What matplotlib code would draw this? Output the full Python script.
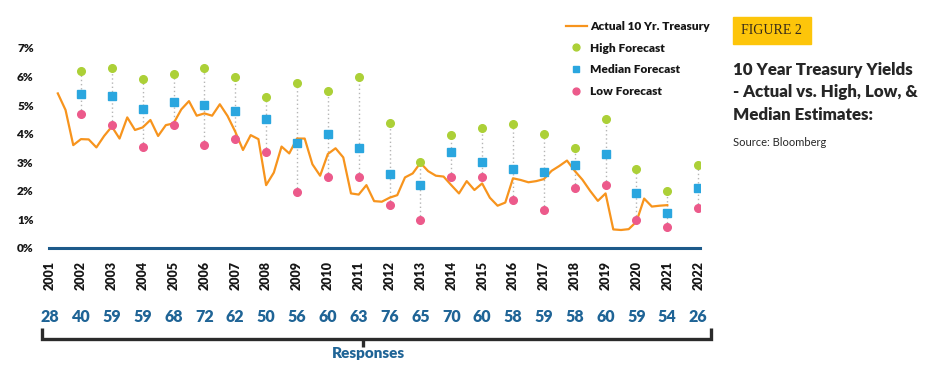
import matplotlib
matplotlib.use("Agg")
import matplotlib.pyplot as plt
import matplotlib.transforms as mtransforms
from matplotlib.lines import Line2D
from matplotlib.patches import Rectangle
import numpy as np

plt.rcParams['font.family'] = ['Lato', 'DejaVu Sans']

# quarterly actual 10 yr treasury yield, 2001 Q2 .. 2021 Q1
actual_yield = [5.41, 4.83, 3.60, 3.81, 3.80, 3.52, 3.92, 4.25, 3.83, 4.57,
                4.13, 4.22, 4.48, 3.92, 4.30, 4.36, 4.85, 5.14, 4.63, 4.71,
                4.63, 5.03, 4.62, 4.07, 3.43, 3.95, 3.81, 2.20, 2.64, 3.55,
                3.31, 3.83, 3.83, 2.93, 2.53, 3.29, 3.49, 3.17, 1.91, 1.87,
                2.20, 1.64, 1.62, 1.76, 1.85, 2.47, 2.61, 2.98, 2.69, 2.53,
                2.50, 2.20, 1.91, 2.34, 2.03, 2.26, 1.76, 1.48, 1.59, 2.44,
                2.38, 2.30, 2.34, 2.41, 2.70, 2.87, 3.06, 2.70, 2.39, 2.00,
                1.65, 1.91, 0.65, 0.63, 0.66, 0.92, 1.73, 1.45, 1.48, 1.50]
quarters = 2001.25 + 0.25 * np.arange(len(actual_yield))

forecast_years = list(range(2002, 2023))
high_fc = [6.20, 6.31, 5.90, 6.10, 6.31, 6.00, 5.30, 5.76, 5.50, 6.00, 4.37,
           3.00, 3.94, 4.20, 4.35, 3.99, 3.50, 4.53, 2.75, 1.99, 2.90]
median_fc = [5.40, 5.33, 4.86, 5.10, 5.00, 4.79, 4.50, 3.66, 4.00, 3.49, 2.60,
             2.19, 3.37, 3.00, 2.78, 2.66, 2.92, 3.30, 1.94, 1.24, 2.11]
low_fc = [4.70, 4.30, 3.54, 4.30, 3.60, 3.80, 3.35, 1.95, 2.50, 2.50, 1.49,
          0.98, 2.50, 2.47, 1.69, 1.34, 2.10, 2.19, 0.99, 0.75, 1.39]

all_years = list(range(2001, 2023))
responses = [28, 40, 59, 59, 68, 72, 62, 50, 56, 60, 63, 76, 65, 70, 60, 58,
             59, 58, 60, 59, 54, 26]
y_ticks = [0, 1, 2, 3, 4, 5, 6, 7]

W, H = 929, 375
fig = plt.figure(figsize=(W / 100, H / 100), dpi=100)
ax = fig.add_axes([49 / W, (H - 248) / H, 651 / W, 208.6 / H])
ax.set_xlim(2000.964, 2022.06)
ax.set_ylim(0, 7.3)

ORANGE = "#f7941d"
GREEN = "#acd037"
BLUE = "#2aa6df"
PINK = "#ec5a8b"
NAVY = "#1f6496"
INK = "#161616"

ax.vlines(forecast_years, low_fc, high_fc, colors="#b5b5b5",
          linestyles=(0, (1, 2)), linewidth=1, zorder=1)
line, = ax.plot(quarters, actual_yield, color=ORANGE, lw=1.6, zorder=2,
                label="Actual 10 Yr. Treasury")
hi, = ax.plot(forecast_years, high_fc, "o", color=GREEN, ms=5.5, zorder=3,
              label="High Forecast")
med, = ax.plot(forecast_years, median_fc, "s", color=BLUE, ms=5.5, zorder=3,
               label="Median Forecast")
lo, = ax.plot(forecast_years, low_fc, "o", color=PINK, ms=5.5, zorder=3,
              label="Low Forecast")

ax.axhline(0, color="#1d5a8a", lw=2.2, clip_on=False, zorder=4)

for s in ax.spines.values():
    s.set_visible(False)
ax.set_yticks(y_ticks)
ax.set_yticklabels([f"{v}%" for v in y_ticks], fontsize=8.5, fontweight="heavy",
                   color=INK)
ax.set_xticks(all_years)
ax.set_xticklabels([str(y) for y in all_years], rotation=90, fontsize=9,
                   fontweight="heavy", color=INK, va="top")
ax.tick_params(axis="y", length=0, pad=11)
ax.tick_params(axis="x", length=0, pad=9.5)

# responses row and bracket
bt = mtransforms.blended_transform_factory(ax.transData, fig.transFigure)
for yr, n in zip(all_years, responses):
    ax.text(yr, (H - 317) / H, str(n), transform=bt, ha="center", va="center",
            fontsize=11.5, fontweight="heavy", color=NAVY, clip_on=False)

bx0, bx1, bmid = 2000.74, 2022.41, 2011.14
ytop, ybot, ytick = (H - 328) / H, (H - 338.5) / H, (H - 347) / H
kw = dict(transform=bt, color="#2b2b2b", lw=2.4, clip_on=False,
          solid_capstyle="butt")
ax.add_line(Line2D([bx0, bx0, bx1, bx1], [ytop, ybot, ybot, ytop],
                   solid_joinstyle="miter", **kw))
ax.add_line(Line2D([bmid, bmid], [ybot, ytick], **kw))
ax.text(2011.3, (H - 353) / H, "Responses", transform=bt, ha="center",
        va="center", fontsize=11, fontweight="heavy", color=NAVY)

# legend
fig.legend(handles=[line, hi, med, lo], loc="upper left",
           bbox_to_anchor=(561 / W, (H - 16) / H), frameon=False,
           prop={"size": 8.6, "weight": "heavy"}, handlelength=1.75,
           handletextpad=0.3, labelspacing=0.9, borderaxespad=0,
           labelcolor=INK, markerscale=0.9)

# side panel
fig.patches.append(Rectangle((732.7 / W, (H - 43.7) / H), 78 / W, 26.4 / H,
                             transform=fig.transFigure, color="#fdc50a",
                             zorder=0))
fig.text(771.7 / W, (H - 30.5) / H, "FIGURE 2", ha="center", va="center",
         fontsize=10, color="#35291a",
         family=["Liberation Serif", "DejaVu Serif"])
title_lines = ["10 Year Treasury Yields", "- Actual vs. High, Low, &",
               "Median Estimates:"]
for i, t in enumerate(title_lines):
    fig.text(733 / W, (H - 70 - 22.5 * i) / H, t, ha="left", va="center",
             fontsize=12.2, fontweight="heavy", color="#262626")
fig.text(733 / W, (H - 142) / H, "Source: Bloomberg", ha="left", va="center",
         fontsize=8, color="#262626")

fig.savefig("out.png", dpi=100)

○ ○ ○ ○

* Work to be completed
Without any pictures, reproduce the lines from the first one in the material through the line that has "quarters = 2001.25", exactly as they appear.

* Task solution
What matplotlib code would draw this? Output the full Python script.
import matplotlib
matplotlib.use("Agg")
import matplotlib.pyplot as plt
import matplotlib.transforms as mtransforms
from matplotlib.lines import Line2D
from matplotlib.patches import Rectangle
import numpy as np

plt.rcParams['font.family'] = ['Lato', 'DejaVu Sans']

# quarterly actual 10 yr treasury yield, 2001 Q2 .. 2021 Q1
actual_yield = [5.41, 4.83, 3.60, 3.81, 3.80, 3.52, 3.92, 4.25, 3.83, 4.57,
                4.13, 4.22, 4.48, 3.92, 4.30, 4.36, 4.85, 5.14, 4.63, 4.71,
                4.63, 5.03, 4.62, 4.07, 3.43, 3.95, 3.81, 2.20, 2.64, 3.55,
                3.31, 3.83, 3.83, 2.93, 2.53, 3.29, 3.49, 3.17, 1.91, 1.87,
                2.20, 1.64, 1.62, 1.76, 1.85, 2.47, 2.61, 2.98, 2.69, 2.53,
                2.50, 2.20, 1.91, 2.34, 2.03, 2.26, 1.76, 1.48, 1.59, 2.44,
                2.38, 2.30, 2.34, 2.41, 2.70, 2.87, 3.06, 2.70, 2.39, 2.00,
                1.65, 1.91, 0.65, 0.63, 0.66, 0.92, 1.73, 1.45, 1.48, 1.50]
quarters = 2001.25 + 0.25 * np.arange(len(actual_yield))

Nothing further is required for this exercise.